☆☆☆
„Nadzieja. Wredna s**a – powiedział, po czym wstał i spojrzał na mnie z góry. – Kiedy będę ginąć z rąk twojego brata lub Anioła, pozostanie mi jedynie nadzieja, że nie znienawidziłaś mnie tak do końca. Bo jesteś jedynym światem w moim destrukcyjnym życiu, Aga”.
☆
Ależ ja mam słabość do tej serii. Nie mogłam doczekać się czwartego tomu, a gdy już dorwałam go w swoje ręce nie puściłam póki nie przewróciłam ostatniej strony.
☆
To było mocne! To, kochani, była naprawdę konkretna książka, która wywołała we mnie bardzo silne emocje. Autorki nie bawią się w wymyślanie bajek, gdzie z każdej strony sypie się brokat i błyszczą cekiny. To jest książka o mafii i tu nie ma miejsca na sentymenty. Agnieszka Lingas-Łoniewska i Anna Szafrańska przedstawiają realia działań i hierarchię poznańskiego syndykatu. Organizacji działającej poza prawem, która na pierwszym miejscu stawia lojalność i posłuszeństwo.

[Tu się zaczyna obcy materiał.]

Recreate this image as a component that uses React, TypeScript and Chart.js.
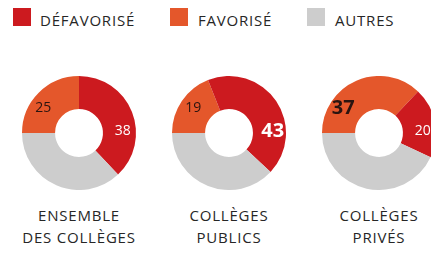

Gawron doskonale wiedział, że po tym, co zrobił syndykat nie spocznie póki go nie dorwie. I wcale nie miał zamiaru uciekać i chować się jak tchórz. Zanim, jednak odda się w ręce Anioła i reszty musi doprowadzić wszystkie sprawy do końca i przede wszystkim zadbać o bezpieczeństwo Agnieszki, bo to ona zawsze była, jest i będzie dla niego najważniejsza.
☆
„Ten mord w oczach, ta żądza krwi… wtedy, mnie gówniarza nieświadomego zła na świecie, przeraziły do szpiku kości. Teraz stałem się gruboskórny, absolutnie niewzruszony. Jak kiedyś Grzesiek, tak w tym momencie i ja byłem gotowy na wszystko, byleby zapewnić Agnieszce bezpieczeństwo. Na wszystko. Nawet za cenę własnego życia. Ona była moją siłą. Siłą życia”.
☆
Agnieszka przeszła piekło, a obrazy tego, czego wraz z Lenką doświadczyły nawiedzają ją w koszmarach. Jest jednak ktoś, kto zawsze jest obok i nieustannie czuwa nad jej snem – Kordian Gawroński, przyjaciel jej brata i mężczyzna, któremu już dawno temu oddała swoje serce, ale nikomu nie chce się do tego przyznać nawet samej sobie. Teraz, kiedy już wie, że Kordian zdradził syndykat niczym fala tsunami uderza ją świadomość, że oni mu tego nie wybaczą, nawet gdyby na kolanach błagała o litość dla niego. Ich czas nieubłaganie się kończy. Czy zdążą się sobą nacieszyć…?
☆
Gdy tylko otworzyłam książkę natychmiast zostałam wciągnięta do świata bohaterów. Świata brutalnego, niebezpiecznego, pozbawionego litości. To właśnie w takiej rzeczywistości zrodziła się miłość, która choć nie miała szans w pełni się rozwinąć była tak silna, że bez wahania jedno za drugie oddałoby życie.
☆
Wszyscy bohaterowie „Syndykatu” są bardzo wyraziści i oryginalni, co bez wątpienia ułatwia ich zapamiętanie. Każdy z nich ma za sobą trudną przeszłość, która ich ukształtowała, a którą stopniowo odkrywamy podczas lektury. Nie ukrywam, że postać Gawrona zaintrygowała mnie już wcześniej i byłam niesamowicie ciekawa, jak będzie wyglądała jego relacja z Agnieszką i jaki los autorki mu zgotują. Tego, co tu znalazłam totalnie się nie spodziewałam. Nie byłam przygotowana na takie emocje i na to, że historia Agi i Gawrona roztrzaska mi serce w drobny mak.
Epilog częściowo łagodzi mój ból, bo wychodzi na to, że młodsze pokolenie też ma coś do powiedzenia. Czekam więc z radością na kolejny tom 🥰.